Ford and Geely are advancing discussions for Geely to use Ford’s underutilized European factories to produce EVs, potentially avoiding EU tariffs up to 37.6% on Chinese imports. This partnership could also involve sharing Geely’s advanced self-driving technology, helping Ford catch up in software-defined vehicles amid intensifying competition from Chinese brands. EV buyers in Europe stand to benefit from lower prices, while Ford secures factory utilization and tech access without massive R&D spend.
Background: Ford’s European Struggles Meet Geely’s Global Ambitions
Ford has faced mounting pressure in Europe, with high manufacturing costs and slowing EV demand leading to underused plants. The company reduced shifts at its Cologne, Germany, facility last month and has excess capacity at sites like Valencia, Spain and Saarlouis, Germany. CEO Jim Farley has openly called Chinese EV makers an “existential threat,” prompting partnerships like the recent Renault deal for affordable EVs.
Geely, owner of Volvo (acquired from Ford in 2010 for $1.3 billion), has grown into a powerhouse, selling 4.1 million units last year at 25% growth. Through brands like Zeekr and Lynk & Co, Geely leads in software-defined EVs. Existing collaborations include running the Smart brand with Mercedes-Benz and projects with Renault. This Ford talks mark Geely’s push into Europe to sidestep tariffs—18.8% provisional plus 10% standard duties on Chinese EVs.
Reuters reports, cited across sources, detail meetings in Michigan last week and a Ford team in China this week. Talks have simmered for months, focusing first on manufacturing but expanding to tech sharing. No deal is finalized; Ford states it is discussing with many companies, some materializing, some not.

Potential Deal Elements
While no contract exists, reports outline core components:
| Aspect | Details | |
|---|---|---|
| Manufacturing Site | Valencia, Spain (primary); Cologne or Saarlouis, Germany (alternatives) | |
| Tariff Avoidance | Up to 37.6% on Chinese EV imports to the EU | |
| Tech Sharing | Geely’s G-ASD system with World Action Model (WAM) for self-driving in complex scenarios | |
| G-ASD Capabilities | Handles parking garages, roundabouts, toll gates; controls powertrain, brakes, screens | |
| Current G-ASD Use | Zeekr, Lynk & Co models |

Analysis: Manufacturing Synergies
Geely gains local production to slash costs and prices, making models like Zeekr competitive in Europe without tariff hits. Ford fills idle capacity—Valencia’s modern assembly lines suit EV builds—preserving jobs and revenue. This mirrors industry trends: Western firms lease space to cut fixed costs as the EV transition slows sales of traditional models.
Analysis: Technology Exchange
Geely’s Afari Technology offers G-ASD, a level 3+ system using WAM for contextual road learning. Ford, lagging in ADAS versus Chinese rivals, could integrate this into its EVs, accelerating features like eyes-off autonomy planned for 2028 on its Universal EV Platform. Farley has praised Chinese EV prowess, signaling openness to such tech.
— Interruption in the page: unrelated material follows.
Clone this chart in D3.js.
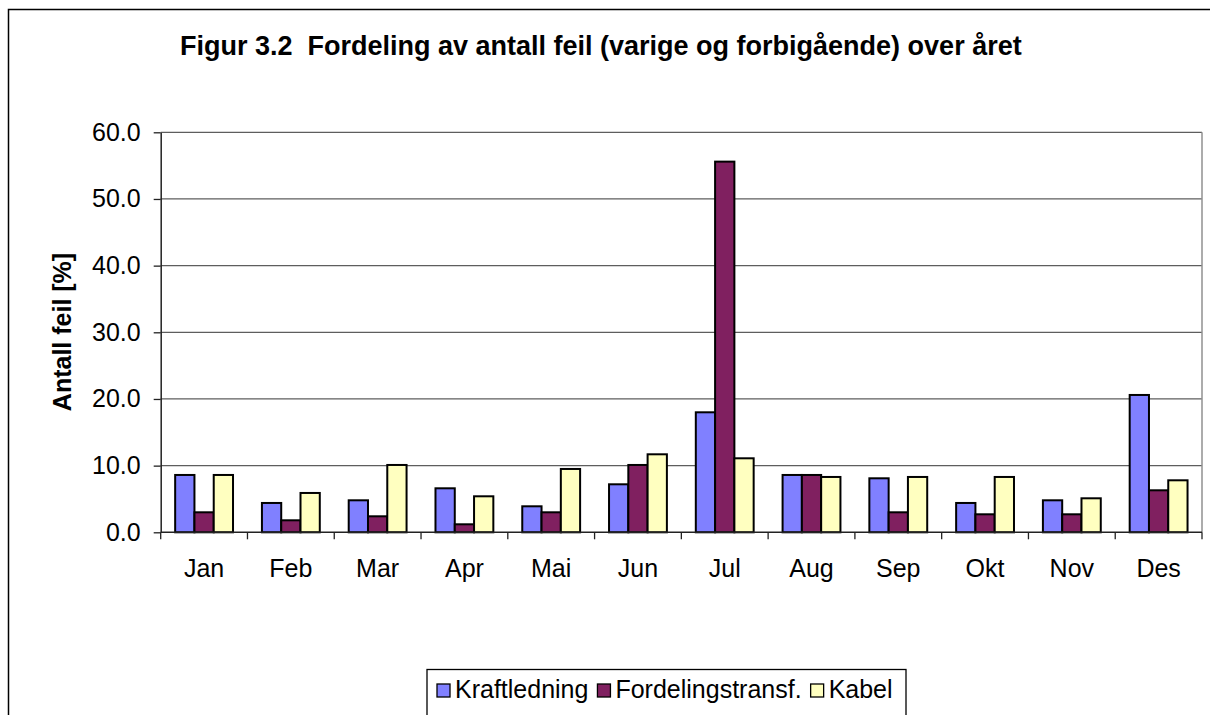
<!DOCTYPE html>
<html>
<head>
<meta charset="utf-8">
<script src="https://cdn.jsdelivr.net/npm/d3@7"></script>
<style>
  body { margin: 0; background: #fff; }
  svg { display: block; font-family: "Liberation Sans", Arial, sans-serif; }
</style>
</head>
<body>
<div id="chart"></div>
<script>
// Chart data
const months = ["Jan", "Feb", "Mar", "Apr", "Mai", "Jun", "Jul", "Aug", "Sep", "Okt", "Nov", "Des"];
const seriesNames = ["Kraftledning", "Fordelingstransf.", "Kabel"];
const kraftledning = [8.6, 4.4, 4.8, 6.6, 3.9, 7.2, 18.0, 8.6, 8.1, 4.4, 4.8, 20.6];
const fordelingstransf = [3.0, 1.8, 2.4, 1.2, 3.0, 10.1, 55.6, 8.6, 3.0, 2.7, 2.7, 6.3];
const kabel = [8.6, 5.9, 10.1, 5.4, 9.5, 11.7, 11.1, 8.3, 8.3, 8.3, 5.1, 7.8];
const yTicks = [0, 10, 20, 30, 40, 50, 60];
const colors = ["#8080FF", "#802060", "#FFFFC0"];

const width = 1210;
const height = 715;
const margin = { top: 132.3, right: 8, bottom: 182.7, left: 160.7 };

const svg = d3.select("#chart")
    .append("svg")
    .attr("width", width)
    .attr("height", height);

// Outer chart frame (runs off the right and bottom edge)
svg.append("rect")
    .attr("x", 8.5)
    .attr("y", 9.5)
    .attr("width", 1300)
    .attr("height", 800)
    .attr("fill", "none")
    .attr("stroke", "#000")
    .attr("stroke-width", 1.5);

// Title (keeps the double space after "3.2")
svg.append("text")
    .attr("x", 180)
    .attr("y", 55)
    .attr("font-size", 27)
    .attr("font-weight", "bold")
    .style("white-space", "pre")
    .text("Figur 3.2  Fordeling av antall feil (varige og forbigående) over året");

// Scales
const x0 = d3.scaleBand()
    .domain(months)
    .range([margin.left, width - margin.right])
    .paddingInner(0);

const x1 = d3.scaleBand()
    .domain(seriesNames)
    .range([0, x0.bandwidth()])
    .paddingInner(0)
    .paddingOuter(0.75);

const y = d3.scaleLinear()
    .domain([0, 60])
    .range([height - margin.bottom, margin.top]);

// Gridlines
svg.append("g")
    .selectAll("line")
    .data(yTicks.filter(d => d > 0))
    .join("line")
    .attr("x1", margin.left)
    .attr("x2", width - margin.right)
    .attr("y1", d => y(d))
    .attr("y2", d => y(d))
    .attr("stroke", "#5e5e5e")
    .attr("stroke-width", 1.3);

// Right border of plot area
svg.append("line")
    .attr("x1", width - margin.right)
    .attr("x2", width - margin.right)
    .attr("y1", y(60))
    .attr("y2", y(0))
    .attr("stroke", "#909090")
    .attr("stroke-width", 1.5);

// Bars
const table = months.map((m, i) => ({
    month: m,
    values: [kraftledning[i], fordelingstransf[i], kabel[i]]
}));

svg.append("g")
    .selectAll("g")
    .data(table)
    .join("g")
    .attr("transform", d => `translate(${x0(d.month)},0)`)
    .selectAll("rect")
    .data(d => d.values.map((v, j) => ({ name: seriesNames[j], value: v, color: colors[j] })))
    .join("rect")
    .attr("x", d => x1(d.name))
    .attr("y", d => y(d.value))
    .attr("width", x1.bandwidth())
    .attr("height", d => y(0) - y(d.value))
    .attr("fill", d => d.color)
    .attr("stroke", "#000")
    .attr("stroke-width", 2);

// Y axis
const yAxis = svg.append("g")
    .attr("transform", `translate(${margin.left},0)`)
    .call(d3.axisLeft(y).tickValues(yTicks).tickFormat(d3.format(".1f")).tickSize(7).tickPadding(13).tickSizeOuter(0));
yAxis.select(".domain").attr("stroke", "#222").attr("stroke-width", 1.5);
yAxis.selectAll(".tick line").attr("stroke", "#222").attr("stroke-width", 1.3);
yAxis.selectAll("text").attr("font-size", 25).attr("fill", "#000").attr("font-family", "Liberation Sans, Arial, sans-serif");

// X axis: ticks between categories, labels centred
const xAxis = svg.append("g")
    .attr("transform", `translate(0,${y(0)})`);
xAxis.append("line")
    .attr("x1", margin.left)
    .attr("x2", width - margin.right)
    .attr("stroke", "#222")
    .attr("stroke-width", 1.5);
xAxis.selectAll(".xtick")
    .data(months.map(m => x0(m)).concat([x0.range()[1]]))
    .join("line")
    .attr("class", "xtick")
    .attr("x1", d => d)
    .attr("x2", d => d)
    .attr("y1", 0)
    .attr("y2", 7)
    .attr("stroke", "#222")
    .attr("stroke-width", 1.3);
xAxis.selectAll(".xlabel")
    .data(months)
    .join("text")
    .attr("class", "xlabel")
    .attr("x", d => x0(d) + x0.bandwidth() / 2)
    .attr("y", 45)
    .attr("text-anchor", "middle")
    .attr("font-size", 25)
    .text(d => d);

// Y axis title
svg.append("text")
    .attr("transform", `translate(71,332) rotate(-90)`)
    .attr("text-anchor", "middle")
    .attr("font-size", 25)
    .attr("font-weight", "bold")
    .text("Antall feil [%]");

// Legend
const legend = svg.append("g");
legend.append("rect")
    .attr("x", 427)
    .attr("y", 669.5)
    .attr("width", 479)
    .attr("height", 80)
    .attr("fill", "#fff")
    .attr("stroke", "#000")
    .attr("stroke-width", 1.3);

let lx = 437;
seriesNames.forEach((name, i) => {
    legend.append("rect")
        .attr("x", lx)
        .attr("y", 684)
        .attr("width", 13)
        .attr("height", 13)
        .attr("fill", colors[i])
        .attr("stroke", "#000")
        .attr("stroke-width", 1.3);
    const t = legend.append("text")
        .attr("x", lx + 18)
        .attr("y", 698)
        .attr("font-size", 25)
        .text(name);
    lx += 18 + t.node().getComputedTextLength() + 9;
});
</script>
</body>
</html>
Analysis: Risks and Unanswered Questions
Geopolitical tensions loom: US bans Chinese software in vehicles, though this targets Europe. EU scrutiny of Chinese production could arise. Which Geely models? Production volumes? Timeline? Details not yet confirmed. A deal could falter, as with the denied Xiaomi talks.
Comparison: Ford-Geely vs. Competitors
Versus Renault-Ford: Focuses on affordable EVs from scratch; slower, costlier than Geely’s ready tech and plants.
Versus Mercedes-Smart (Geely): Geely supplies platforms; Ford deal adds manufacturing scale for more brands.
Versus Stellantis-Leapmotor: Minority stake for Europe production; Ford-Geely emphasizes mutual tech gains over equity.

Verdict
This partnership positions Ford to survive the Chinese EV onslaught via pragmatic alliances, delivering cheaper local builds and advanced ADAS without solo investment. Ideal for Ford stakeholders seeking cost control and European regulators eyeing job protection. Geely buyers get tariff-free access; rivals must match. Watch for announcements—success here could redefine EV globalization, but failure underscores partnership fragility.